* PROBLEM REQUIREMENTS *
Give back exactly the lines that run from the beginning of the entries to the line containing "plt.rcParams['font.family'] = ['Liberation", both included, and nothing else.

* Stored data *
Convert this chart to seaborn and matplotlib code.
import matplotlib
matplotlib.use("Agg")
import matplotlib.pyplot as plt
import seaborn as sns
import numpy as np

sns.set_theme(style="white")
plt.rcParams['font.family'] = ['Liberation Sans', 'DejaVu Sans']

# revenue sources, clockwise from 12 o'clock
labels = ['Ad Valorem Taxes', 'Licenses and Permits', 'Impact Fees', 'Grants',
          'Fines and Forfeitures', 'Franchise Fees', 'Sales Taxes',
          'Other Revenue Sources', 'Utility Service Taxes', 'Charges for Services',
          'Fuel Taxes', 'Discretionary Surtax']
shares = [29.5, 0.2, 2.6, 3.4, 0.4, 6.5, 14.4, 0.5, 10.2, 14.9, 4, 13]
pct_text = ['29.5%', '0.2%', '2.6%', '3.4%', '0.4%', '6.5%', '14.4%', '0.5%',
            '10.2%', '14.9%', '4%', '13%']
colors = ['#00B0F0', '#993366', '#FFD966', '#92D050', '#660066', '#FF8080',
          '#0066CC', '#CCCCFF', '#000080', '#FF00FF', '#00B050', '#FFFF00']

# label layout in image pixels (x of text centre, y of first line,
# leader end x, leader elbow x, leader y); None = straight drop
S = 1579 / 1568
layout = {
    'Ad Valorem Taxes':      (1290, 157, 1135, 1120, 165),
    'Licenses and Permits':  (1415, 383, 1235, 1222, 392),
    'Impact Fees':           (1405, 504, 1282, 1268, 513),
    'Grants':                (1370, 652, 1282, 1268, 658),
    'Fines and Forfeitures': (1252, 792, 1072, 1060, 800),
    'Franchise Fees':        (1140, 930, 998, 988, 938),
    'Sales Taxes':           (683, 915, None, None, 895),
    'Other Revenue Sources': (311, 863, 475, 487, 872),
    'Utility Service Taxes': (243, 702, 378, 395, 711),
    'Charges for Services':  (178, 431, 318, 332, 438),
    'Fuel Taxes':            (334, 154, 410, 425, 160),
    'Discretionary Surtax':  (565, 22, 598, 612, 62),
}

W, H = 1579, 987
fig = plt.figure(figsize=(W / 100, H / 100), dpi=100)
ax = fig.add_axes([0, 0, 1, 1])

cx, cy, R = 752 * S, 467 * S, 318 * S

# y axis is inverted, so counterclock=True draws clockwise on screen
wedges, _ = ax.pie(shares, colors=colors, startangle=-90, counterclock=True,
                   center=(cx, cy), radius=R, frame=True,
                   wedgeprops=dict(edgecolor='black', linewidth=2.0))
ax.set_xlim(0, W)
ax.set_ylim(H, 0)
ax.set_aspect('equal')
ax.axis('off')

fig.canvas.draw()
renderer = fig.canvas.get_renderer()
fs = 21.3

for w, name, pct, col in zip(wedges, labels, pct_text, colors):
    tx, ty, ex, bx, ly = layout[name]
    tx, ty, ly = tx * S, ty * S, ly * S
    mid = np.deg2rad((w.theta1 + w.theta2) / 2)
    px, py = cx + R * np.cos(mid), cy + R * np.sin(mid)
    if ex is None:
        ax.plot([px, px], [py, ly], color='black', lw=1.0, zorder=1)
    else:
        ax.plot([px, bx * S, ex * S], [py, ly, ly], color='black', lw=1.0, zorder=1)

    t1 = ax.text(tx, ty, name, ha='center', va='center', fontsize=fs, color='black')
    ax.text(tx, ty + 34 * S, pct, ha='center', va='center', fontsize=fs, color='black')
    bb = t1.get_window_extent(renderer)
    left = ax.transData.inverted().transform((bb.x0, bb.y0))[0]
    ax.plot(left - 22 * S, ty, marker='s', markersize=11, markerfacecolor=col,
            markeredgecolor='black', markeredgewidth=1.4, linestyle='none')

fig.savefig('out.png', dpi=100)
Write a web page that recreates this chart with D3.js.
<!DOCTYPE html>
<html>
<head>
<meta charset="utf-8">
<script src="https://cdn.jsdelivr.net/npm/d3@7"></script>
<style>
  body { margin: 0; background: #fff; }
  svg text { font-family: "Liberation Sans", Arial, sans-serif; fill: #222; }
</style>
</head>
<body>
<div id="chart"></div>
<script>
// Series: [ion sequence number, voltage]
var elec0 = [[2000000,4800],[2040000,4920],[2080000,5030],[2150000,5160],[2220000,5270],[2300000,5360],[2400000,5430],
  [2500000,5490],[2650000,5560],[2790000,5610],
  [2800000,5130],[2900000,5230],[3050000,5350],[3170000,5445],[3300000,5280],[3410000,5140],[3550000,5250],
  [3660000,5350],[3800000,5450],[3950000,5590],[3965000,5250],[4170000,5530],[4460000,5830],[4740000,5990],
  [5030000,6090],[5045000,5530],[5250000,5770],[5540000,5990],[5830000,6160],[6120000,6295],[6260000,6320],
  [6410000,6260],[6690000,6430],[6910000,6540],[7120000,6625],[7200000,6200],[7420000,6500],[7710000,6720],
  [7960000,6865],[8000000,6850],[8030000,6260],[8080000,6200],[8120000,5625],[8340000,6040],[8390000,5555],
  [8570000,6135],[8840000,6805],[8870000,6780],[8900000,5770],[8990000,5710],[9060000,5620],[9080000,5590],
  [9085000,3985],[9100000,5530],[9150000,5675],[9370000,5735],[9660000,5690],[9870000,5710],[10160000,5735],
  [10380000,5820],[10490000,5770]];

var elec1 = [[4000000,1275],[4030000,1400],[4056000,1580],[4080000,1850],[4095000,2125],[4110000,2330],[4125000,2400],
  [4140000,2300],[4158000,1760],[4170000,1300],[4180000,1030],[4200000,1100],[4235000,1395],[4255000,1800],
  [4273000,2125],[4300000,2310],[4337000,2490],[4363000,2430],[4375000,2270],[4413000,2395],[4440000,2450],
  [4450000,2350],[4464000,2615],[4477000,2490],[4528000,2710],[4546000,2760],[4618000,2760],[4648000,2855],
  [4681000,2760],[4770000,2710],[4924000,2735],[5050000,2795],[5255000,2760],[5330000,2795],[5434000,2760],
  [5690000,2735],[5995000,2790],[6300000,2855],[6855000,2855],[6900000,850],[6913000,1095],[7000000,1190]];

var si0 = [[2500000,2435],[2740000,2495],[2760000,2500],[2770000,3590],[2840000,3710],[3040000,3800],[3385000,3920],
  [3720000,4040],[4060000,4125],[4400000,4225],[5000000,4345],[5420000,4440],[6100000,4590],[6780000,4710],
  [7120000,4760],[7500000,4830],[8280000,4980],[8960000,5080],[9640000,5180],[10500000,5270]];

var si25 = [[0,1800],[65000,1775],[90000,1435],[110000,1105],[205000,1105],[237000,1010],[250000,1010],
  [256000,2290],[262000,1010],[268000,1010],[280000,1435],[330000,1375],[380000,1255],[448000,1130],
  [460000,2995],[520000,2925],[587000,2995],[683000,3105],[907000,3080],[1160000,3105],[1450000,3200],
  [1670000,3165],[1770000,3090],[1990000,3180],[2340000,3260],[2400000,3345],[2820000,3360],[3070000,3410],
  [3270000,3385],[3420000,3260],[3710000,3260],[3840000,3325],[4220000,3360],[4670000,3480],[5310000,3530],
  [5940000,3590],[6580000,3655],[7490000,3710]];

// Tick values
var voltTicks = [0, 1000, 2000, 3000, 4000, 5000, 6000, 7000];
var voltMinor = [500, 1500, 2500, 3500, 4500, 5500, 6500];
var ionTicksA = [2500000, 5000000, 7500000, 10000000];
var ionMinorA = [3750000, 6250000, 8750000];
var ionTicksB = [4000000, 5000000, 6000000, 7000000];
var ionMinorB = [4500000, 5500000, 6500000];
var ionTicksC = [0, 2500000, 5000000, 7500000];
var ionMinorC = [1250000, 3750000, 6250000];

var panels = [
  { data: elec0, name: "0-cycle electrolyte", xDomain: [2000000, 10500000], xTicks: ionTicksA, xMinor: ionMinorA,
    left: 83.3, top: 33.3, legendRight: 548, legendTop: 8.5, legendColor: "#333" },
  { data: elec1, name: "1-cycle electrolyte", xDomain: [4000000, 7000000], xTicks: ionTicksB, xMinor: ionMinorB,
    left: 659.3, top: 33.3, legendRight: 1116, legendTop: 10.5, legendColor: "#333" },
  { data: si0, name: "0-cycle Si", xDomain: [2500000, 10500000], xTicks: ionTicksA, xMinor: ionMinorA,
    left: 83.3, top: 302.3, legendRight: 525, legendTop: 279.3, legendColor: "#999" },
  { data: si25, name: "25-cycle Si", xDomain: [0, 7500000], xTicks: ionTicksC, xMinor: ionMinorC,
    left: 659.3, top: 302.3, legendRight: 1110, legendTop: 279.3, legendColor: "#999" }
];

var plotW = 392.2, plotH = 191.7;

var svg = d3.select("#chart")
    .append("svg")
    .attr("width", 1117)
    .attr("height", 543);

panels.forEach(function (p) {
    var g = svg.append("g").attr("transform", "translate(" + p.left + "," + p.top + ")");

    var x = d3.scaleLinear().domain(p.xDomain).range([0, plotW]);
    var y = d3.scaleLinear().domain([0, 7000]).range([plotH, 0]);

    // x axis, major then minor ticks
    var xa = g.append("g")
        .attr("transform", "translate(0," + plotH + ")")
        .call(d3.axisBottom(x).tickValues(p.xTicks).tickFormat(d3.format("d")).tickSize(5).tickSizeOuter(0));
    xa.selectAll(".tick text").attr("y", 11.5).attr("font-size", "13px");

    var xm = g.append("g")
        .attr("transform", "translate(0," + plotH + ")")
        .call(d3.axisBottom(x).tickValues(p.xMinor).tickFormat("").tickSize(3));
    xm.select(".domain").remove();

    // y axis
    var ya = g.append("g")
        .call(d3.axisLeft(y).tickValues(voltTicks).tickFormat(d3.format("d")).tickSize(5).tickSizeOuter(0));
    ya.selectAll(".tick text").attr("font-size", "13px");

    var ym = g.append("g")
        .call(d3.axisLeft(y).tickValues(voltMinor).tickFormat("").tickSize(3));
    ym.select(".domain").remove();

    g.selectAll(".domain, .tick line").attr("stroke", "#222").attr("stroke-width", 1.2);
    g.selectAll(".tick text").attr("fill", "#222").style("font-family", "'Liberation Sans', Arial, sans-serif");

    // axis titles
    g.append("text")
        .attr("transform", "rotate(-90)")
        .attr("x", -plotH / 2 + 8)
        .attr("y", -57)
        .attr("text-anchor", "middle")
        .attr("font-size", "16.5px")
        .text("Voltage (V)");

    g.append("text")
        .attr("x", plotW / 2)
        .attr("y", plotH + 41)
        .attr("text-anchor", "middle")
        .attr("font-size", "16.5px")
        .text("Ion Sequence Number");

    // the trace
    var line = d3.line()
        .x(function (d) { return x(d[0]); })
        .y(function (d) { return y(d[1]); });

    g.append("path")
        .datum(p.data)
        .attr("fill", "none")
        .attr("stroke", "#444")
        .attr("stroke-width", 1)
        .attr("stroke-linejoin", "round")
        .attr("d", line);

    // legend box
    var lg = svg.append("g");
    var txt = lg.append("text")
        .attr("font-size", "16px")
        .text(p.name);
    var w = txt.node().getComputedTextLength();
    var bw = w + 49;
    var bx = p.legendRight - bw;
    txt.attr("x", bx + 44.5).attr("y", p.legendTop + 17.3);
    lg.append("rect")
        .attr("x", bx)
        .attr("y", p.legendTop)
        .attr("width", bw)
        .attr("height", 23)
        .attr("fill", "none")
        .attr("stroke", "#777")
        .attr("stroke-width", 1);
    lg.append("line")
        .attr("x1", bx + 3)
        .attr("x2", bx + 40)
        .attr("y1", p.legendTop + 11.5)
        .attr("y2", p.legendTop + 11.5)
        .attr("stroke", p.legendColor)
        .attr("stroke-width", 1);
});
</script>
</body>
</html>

* EXERCISE OUTPUT *
Convert this chart to seaborn and matplotlib code.
import matplotlib
matplotlib.use("Agg")
import matplotlib.pyplot as plt
import seaborn as sns
import numpy as np

sns.set_theme(style="white")
plt.rcParams['font.family'] = ['Liberation Sans', 'DejaVu Sans']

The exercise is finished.